3. Amo as cidades amigáveis, que tratam bem habitantes e visitantes e onde, num único quarteirão, a gente possa encontrar quase tudo. Amigável com crianças, velhos e namorados, que dispõem de uma pracinha perto de casa. Com os visitantes, pela gentileza da população e por uma sinalização urbana feita para evitar que qualquer um se perca. A cidade amigável nos salva do ataque de flanelinhas, motoristas de vans e taxistas inescrupulosos, garçons e vendedores mal-humorados, que adoram errar no troco, falsos guias turísticos e toda a sorte de gente capaz de fazer um turista jurar que nunca mais bota os pés ali.
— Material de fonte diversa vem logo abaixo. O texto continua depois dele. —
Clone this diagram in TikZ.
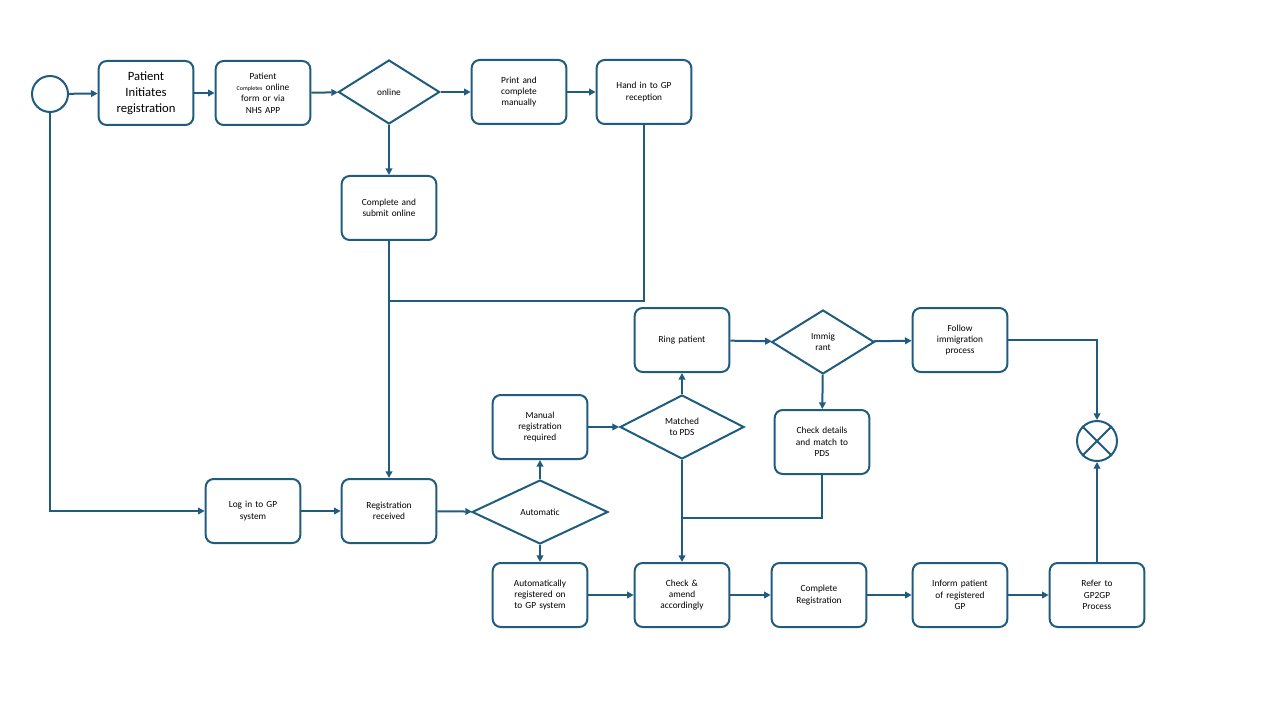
\documentclass[tikz,border=0pt]{standalone}
\usepackage{fontspec}
\setmainfont{Carlito}
\usetikzlibrary{shapes.geometric,arrows.meta,calc}
\definecolor{flow}{RGB}{31,92,126}
\tikzset{every picture/.style={line width=1.5pt}}
\tikzset{
  box/.style={draw=flow,rounded corners=6pt,minimum width=71pt,minimum height=48pt,align=center,font=\fontsize{7}{8.5}\selectfont,text width=64pt,inner sep=1pt},
  dec/.style={draw=flow,diamond,aspect=1.6,minimum width=76pt,minimum height=48pt,align=center,font=\fontsize{7}{8.5}\selectfont,inner sep=0pt},
  flw/.style={draw=flow,-{Triangle[length=5pt,width=5pt]}},
  lin/.style={draw=flow}
}
\begin{document}
\begin{tikzpicture}[x=0.75pt,y=0.75pt,yscale=-1,xscale=1]
\useasboundingbox (0,0) rectangle (1280,720);

% Top row
\node [draw=flow,circle,minimum size=27pt,inner sep=0pt] (start) at (50,94) {};
\node [box,font=\fontsize{9.5}{12}\selectfont] (init) at (146,93) {Patient\\Initiates\\registration};
\node [box] (form) at (263,93) {Patient\\{\fontsize{4.5}{5}\selectfont Completes} online\\form or via\\NHS APP};
\node [dec] (online) at (389,92) {online};
\node [box] (print) at (519,92) {Print and\\complete\\manually};
\node [box] (hand) at (644,92) {Hand in to GP\\reception\\[8pt]};
\node [box] (submit) at (389,208) {Complete and\\submit online};
\coordinate (join) at (389,301);

% Middle row
\node [box] (ring) at (682,340) {Ring patient};
\node [dec,minimum width=77pt] (immig) at (823,342) {Immig\\rant};
\node [box] (follow) at (960,340) {Follow\\immigration\\process};
\node [box] (manual) at (540,427) {Manual\\registration\\required};
\node [dec,minimum width=93pt] (matched) at (682,427) {Matched\\to PDS};
\node [box] (chkpds) at (822,442) {Check details\\and match to\\PDS};
\node [draw=flow,circle,minimum size=30pt,inner sep=0pt] (merge) at (1097,441) {};
\draw [flow] (merge.north west) -- (merge.south east) (merge.north east) -- (merge.south west);

% Lower rows
\node [box] (login) at (253,511) {Log in to GP\\system};
\node [box] (recv) at (389,511) {Registration\\received};
\node [dec,minimum width=102pt] (auto) at (540,512) {Automatic};
\node [box] (autoreg) at (540,595) {Automatically\\registered on\\to GP system};
\node [box] (amend) at (682,595) {Check \&\\amend\\accordingly};
\node [box] (complete) at (819,595) {Complete\\Registration};
\node [box] (inform) at (960,595) {Inform patient\\of registered\\GP};
\node [box] (refer) at (1097,595) {Refer to\\GP2GP\\Process};
\coordinate (pdsjoin) at (682,518);

% Connectors
\draw [flw] (start) -- (init);
\draw [flw] (init) -- (form);
\draw [flw] (form) -- (online);
\draw [flw] (online) -- (print);
\draw [flw] (print) -- (hand);
\draw [flw] (online) -- (submit);
\draw [flw] (start) |- (login);
\draw [lin] (hand) |- (join);
\draw [flw] (submit) -- (recv);
\draw [flw] (login) -- (recv);
\draw [flw] (recv) -- (auto);
\draw [flw] (auto) -- (manual);
\draw [flw] (auto) -- (autoreg);
\draw [flw] (manual) -- (matched);
\draw [flw] (matched) -- (ring);
\draw [flw] (matched) -- (amend);
\draw [flw] (ring) -- (immig);
\draw [flw] (immig) -- (follow);
\draw [flw] (immig) -- (chkpds);
\draw [lin] (chkpds) |- (pdsjoin);
\draw [flw] (follow) -| (merge);
\draw [flw] (autoreg) -- (amend);
\draw [flw] (amend) -- (complete);
\draw [flw] (complete) -- (inform);
\draw [flw] (inform) -- (refer);
\draw [flw] (refer) -- (merge);

\end{tikzpicture}
\end{document}
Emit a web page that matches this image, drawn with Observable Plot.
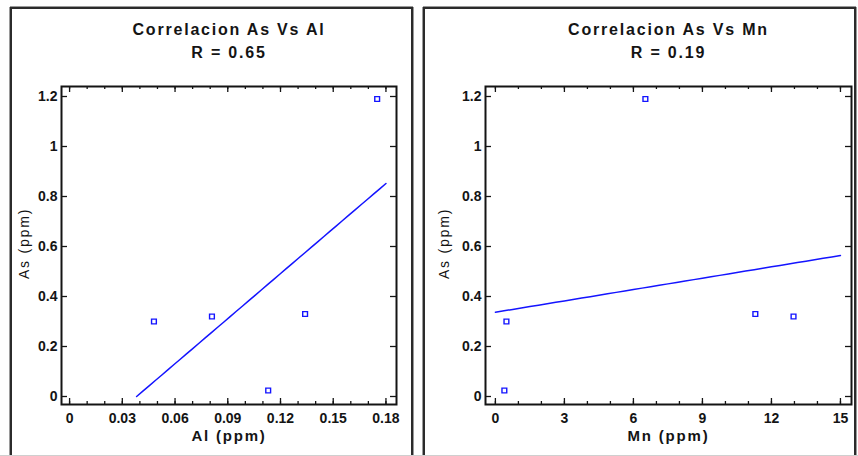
<!DOCTYPE html>
<html>
<head>
<meta charset="utf-8">
<script src="https://cdn.jsdelivr.net/npm/d3@7"></script>
<script src="https://cdn.jsdelivr.net/npm/@observablehq/plot@0.6"></script>
<style>
  html, body { margin: 0; padding: 0; background: #fff; }
  #page { position: relative; width: 858px; height: 456px; overflow: hidden; background: #fff; font-family: "Liberation Sans", Arial, sans-serif; }
  .panel { position: absolute; top: 0; }
  .frame { position: absolute; box-sizing: border-box; border: 2px solid #2b2b2b; border-bottom: none; box-shadow: 1px 0 0 #9a9a9a, -1px 0 0 #9a9a9a, 0 -1px 0 #9a9a9a; pointer-events: none; }
  .baseline { position: absolute; left: 0; width: 858px; top: 455px; height: 1px; background: #cfcfcf; }
</style>
</head>
<body>
<div id="page">
  <div class="panel" id="left" style="left:0px"></div>
  <div class="panel" id="right" style="left:420px"></div>
  <div class="frame" style="left:10px; top:7px; width:403px; height:460px"></div>
  <div class="frame" style="left:423px; top:7px; width:433px; height:460px"></div>
  <div class="baseline"></div>
</div>
<script>
// ---- data ----
const asValues = [0.30, 0.32, 0.024, 0.33, 1.19];
const alValues = [0.048, 0.081, 0.113, 0.134, 0.175];
const mnValues = [0.48, 12.96, 0.39, 11.3, 6.52];

const alTicks = [0, 0.03, 0.06, 0.09, 0.12, 0.15, 0.18];
const alTickLabels = ["0", "0.03", "0.06", "0.09", "0.12", "0.15", "0.18"];
const mnTicks = [0, 3, 6, 9, 12, 15];
const mnTickLabels = ["0", "3", "6", "9", "12", "15"];
const asTicks = [0, 0.2, 0.4, 0.6, 0.8, 1, 1.2];
const asTickLabels = ["0", "0.2", "0.4", "0.6", "0.8", "1", "1.2"];

const titlesLeft = ["Correlacion As Vs Al", "R = 0.65"];
const titlesRight = ["Correlacion As Vs Mn", "R = 0.19"];
const xLabelLeft = "Al (ppm)";
const xLabelRight = "Mn (ppm)";
const yLabel = "As (ppm)";

const blue = "#1414ff";
const ink = "#141414";

function fit(xs, ys) {
  const mx = d3.mean(xs), my = d3.mean(ys);
  let sxy = 0, sxx = 0;
  xs.forEach((x, i) => { sxy += (x - mx) * (ys[i] - my); sxx += (x - mx) ** 2; });
  const b = sxy / sxx, a = my - b * mx;
  return {a, b};
}

function panel({xs, ys, xDomain, xTicks, xTickLabels, xMinorStep, titles, xLabel, width, marginLeft, marginRight}) {
  const height = 456, marginTop = 86, marginBottom = 52;
  const fh = height - marginTop - marginBottom;
  const fw = width - marginLeft - marginRight;
  const pts = xs.map((x, i) => ({x, y: ys[i]}));
  const {a, b} = fit(xs, ys);
  const x0 = Math.max(xTicks[0], (asTicks[0] - a) / b);
  const x1 = xTicks[xTicks.length - 1];
  const line = d3.range(0, 41).map(i => { const x = x0 + (x1 - x0) * i / 40; return {x, y: a + b * x}; });
  const xMinor = d3.range(xTicks[0], x1 + xMinorStep / 2, xMinorStep).map(v => +v.toFixed(6));
  const fmtX = d => xTickLabels[xTicks.indexOf(d)] ?? "";
  const fmtY = d => asTickLabels[asTicks.indexOf(d)] ?? "";
  const tickStyle = {stroke: ink, strokeWidth: 1.3};
  const svg = Plot.plot({
    width, height, marginLeft, marginRight, marginTop, marginBottom,
    style: {background: "transparent", fontFamily: "'Liberation Sans', Arial, sans-serif", color: ink},
    x: {domain: xDomain, axis: null},
    y: {domain: [-0.032, 1.24], axis: null},
    marks: [
      // minor x ticks (bottom and top, inward)
      Plot.tickX(xMinor, {x: d => d, insetTop: fh - 3, ...tickStyle}),
      Plot.tickX(xMinor, {x: d => d, insetBottom: fh - 3, ...tickStyle}),
      // major x ticks
      Plot.tickX(xTicks, {x: d => d, insetTop: fh - 6, ...tickStyle}),
      Plot.tickX(xTicks, {x: d => d, insetBottom: fh - 6, ...tickStyle}),
      // major y ticks (left and right, inward)
      Plot.tickY(asTicks, {y: d => d, insetRight: fw - 6, ...tickStyle}),
      Plot.tickY(asTicks, {y: d => d, insetLeft: fw - 6, ...tickStyle}),
      Plot.frame({stroke: ink, strokeWidth: 2}),
      Plot.axisX(xTicks, {anchor: "bottom", tickSize: 0, tickPadding: 9, tickFormat: fmtX, fontSize: 14, fontWeight: "bold", fill: ink, label: null}),
      Plot.axisY(asTicks, {anchor: "left", tickSize: 0, tickPadding: 4, tickFormat: fmtY, fontSize: 14, fontWeight: "bold", fill: ink, label: null}),
      Plot.line(line, {x: "x", y: "y", stroke: blue, strokeWidth: 1.5}),
      Plot.dot(pts, {x: "x", y: "y", symbol: "square", r: 2.7, stroke: blue, strokeWidth: 1.4, fill: "none"}),
      Plot.text([titles[0]], {frameAnchor: "top", dy: -63, fontSize: 16, fontWeight: "bold", fill: ink}),
      Plot.text([titles[1]], {frameAnchor: "top", dy: -40, fontSize: 16, fontWeight: "bold", fill: ink}),
      Plot.text([xLabel], {frameAnchor: "bottom", dy: 36, fontSize: 15, fontWeight: "bold", fill: ink}),
      Plot.text([yLabel], {frameAnchor: "left", textAnchor: "middle", dx: -(marginLeft - 24), dy: -2, rotate: -90, fontSize: 14, fill: ink})
    ]
  });
  // letter spacing of the titles and axis labels, in mark order
  const spacing = ["1.8px", "1.8px", "1.8px", "1.8px"];
  d3.select(svg).selectAll('g[aria-label="text"]').each(function (_, i) {
    d3.select(this).selectAll("text").attr("letter-spacing", spacing[i]);
  });
  return svg;
}

document.getElementById("left").append(panel({
  xs: alValues, ys: asValues, xDomain: [-0.0046, 0.186], xTicks: alTicks, xTickLabels: alTickLabels,
  xMinorStep: 0.01, titles: titlesLeft, xLabel: xLabelLeft, width: 416, marginLeft: 61, marginRight: 20
}));
document.getElementById("right").append(panel({
  xs: mnValues, ys: asValues, xDomain: [-0.43, 15.48], xTicks: mnTicks, xTickLabels: mnTickLabels,
  xMinorStep: 1, titles: titlesRight, xLabel: xLabelRight, width: 438, marginLeft: 65, marginRight: 7
}));
</script>
</body>
</html>
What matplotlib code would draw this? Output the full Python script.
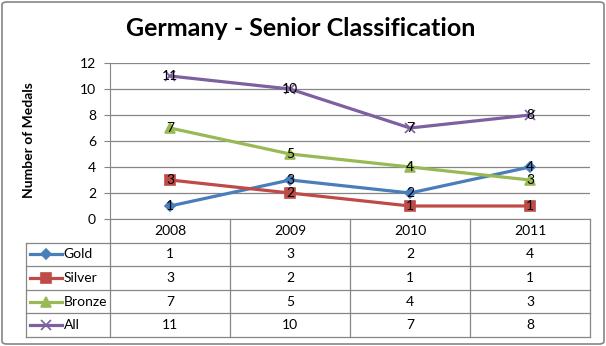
import numpy as np
import matplotlib
matplotlib.use('Agg')
import matplotlib.pyplot as plt
import matplotlib.transforms as mtransforms
from matplotlib.patches import FancyBboxPatch

# Data
years = ['2008', '2009', '2010', '2011']
gold = [1, 3, 2, 4]
silver = [3, 2, 1, 1]
bronze = [7, 5, 4, 3]
all_medals = [11, 10, 7, 8]

series_names = ['Gold', 'Silver', 'Bronze', 'All']
series_values = [gold, silver, bronze, all_medals]
colors = ['#4A7EBB', '#BE4B48', '#98B954', '#7D60A0']
markers = ['D', 's', '^', 'x']
msizes = [5.5, 6.5, 7.5, 7]

plt.rcParams['font.family'] = ['Lato', 'DejaVu Sans']
fs = 10

W, H = 606, 346
fig = plt.figure(figsize=(W / 100, H / 100), dpi=100)


def px(x0, y0, x1, y1):
    return [x0 / W, 1 - y1 / H, (x1 - x0) / W, (y1 - y0) / H]


gray = '#868686'
ax = fig.add_axes(px(110, 63, 590, 219))
x = np.arange(len(years))
for name, vals, c, m, ms in zip(series_names, series_values, colors, markers, msizes):
    ax.plot(x, vals, color=c, lw=2.3, marker=m, ms=ms, mew=1.2, zorder=3, clip_on=False)
    for xi, v in zip(x, vals):
        ax.text(xi, v, str(v), ha='center', va='center', fontsize=fs, zorder=4)

ax.set_xlim(-0.5, 3.5)
ax.set_ylim(0, 12)
ax.set_yticks(range(0, 13, 2))
ax.set_xticks([])
ax.grid(axis='y', color=gray, lw=0.9)
ax.set_axisbelow(True)
for s in ['top', 'right']:
    ax.spines[s].set_visible(False)
for s in ['left', 'bottom']:
    ax.spines[s].set_color(gray)
ax.tick_params(axis='y', length=4, color=gray, labelsize=fs, pad=6)

# data table below the axes
trans = mtransforms.blended_transform_factory(ax.transData, ax.transAxes)
rh = 23.6 / 156
n_rows = len(series_names) + 1
left_edge = -1.2
lkw = dict(color=gray, lw=0.9, transform=trans, clip_on=False)

for xv in np.arange(-0.5, len(years)):
    ax.plot([xv, xv], [0, -n_rows * rh], **lkw)
ax.plot([left_edge, left_edge], [-rh, -n_rows * rh], **lkw)
for i in range(1, n_rows + 1):
    ax.plot([left_edge, 3.5], [-i * rh, -i * rh], **lkw)

for j, yr in enumerate(years):
    ax.text(j, -rh / 2, yr, ha='center', va='center', fontsize=fs,
            transform=trans, clip_on=False)

for i, (name, vals, c, m, ms) in enumerate(zip(series_names, series_values, colors, markers, msizes)):
    yc = -(i + 1.5) * rh
    ax.plot([-1.167, -0.9], [yc, yc], color=c, lw=2.3, transform=trans, clip_on=False)
    ax.plot([-1.033], [yc], color=c, marker=m, ms=ms, mew=1.2, transform=trans, clip_on=False)
    ax.text(-0.885, yc, name, ha='left', va='center', fontsize=fs,
            transform=trans, clip_on=False)
    for j, v in enumerate(vals):
        ax.text(j, yc, str(v), ha='center', va='center', fontsize=fs,
                transform=trans, clip_on=False)

fig.text(301 / W, 1 - 36 / H, 'Germany - Senior Classification', ha='center', va='baseline',
         fontsize=18, fontweight='bold')
fig.text(29 / W, 1 - 140 / H, 'Number of Medals', ha='center', va='center',
         rotation=90, fontsize=fs, fontweight='bold')

border = FancyBboxPatch((2 / W, 2 / H), (W - 4) / W, (H - 4) / H,
                        boxstyle='round,pad=0,rounding_size=0.008',
                        transform=fig.transFigure, fill=False, ec=gray, lw=1.2)
fig.patches.append(border)

fig.savefig('out.png', dpi=100)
4. Amo as cidades com entretenimento para todas as idades, independentemente de quanto temos no bolso. Se der sorte de a cidade ter praia, metade do problema está resolvido. Parques, museus, centros culturais, bibliotecas e shows devem oferecer entrada franca. Amo as cidades com locais para confraternizar a céu aberto.

5. Amo as cidades que preservam da ganância dos especuladores as suas montanhas, matas, praias, lagoas, florestas, seus parques e manguezais. Onde o ar se respira, e a poluição não nos sufoca nem nos adoece.

6. Amo as cidades que respeitam sua história e sua arquitetura e, por isso, se tornam donas de uma força misteriosa que faz com que moradores, até os mais cosmopolitas, relutem em se afastar, apegados aos bairros onde vivem, às paisagens conhecidas, aos prédios e monumentos e também às praças, ruas, travessas e becos, repletos de significados.

7. E amo, sobretudo, as cidades inclusivas, onde todos possam exercer sua cidadania. Uma cidade onde crianças não oferecem balas e fazem malabarismos a cada sinal de trânsito, porque estão brincando em casa ou estudando nas escolas. Uma cidade sem moradores de rua e, se os tiver, que garanta a eles compreensão, abrigo e oportunidade. Onde nenhum trabalhador perca horas preciosas para chegar ao emprego. Onde os donos das ruas não sejam os carros particulares, mas o transporte público de qualidade. Onde a divisão entre morro e asfalto só exista na lembrança dos mais velhos ou nos livros de história, para não esquecer como é triste e perigoso viver numa cidade dividida. Onde os governantes saibam ouvir e governem para todos, discretamente. E que tenham horror às obras suntuosas.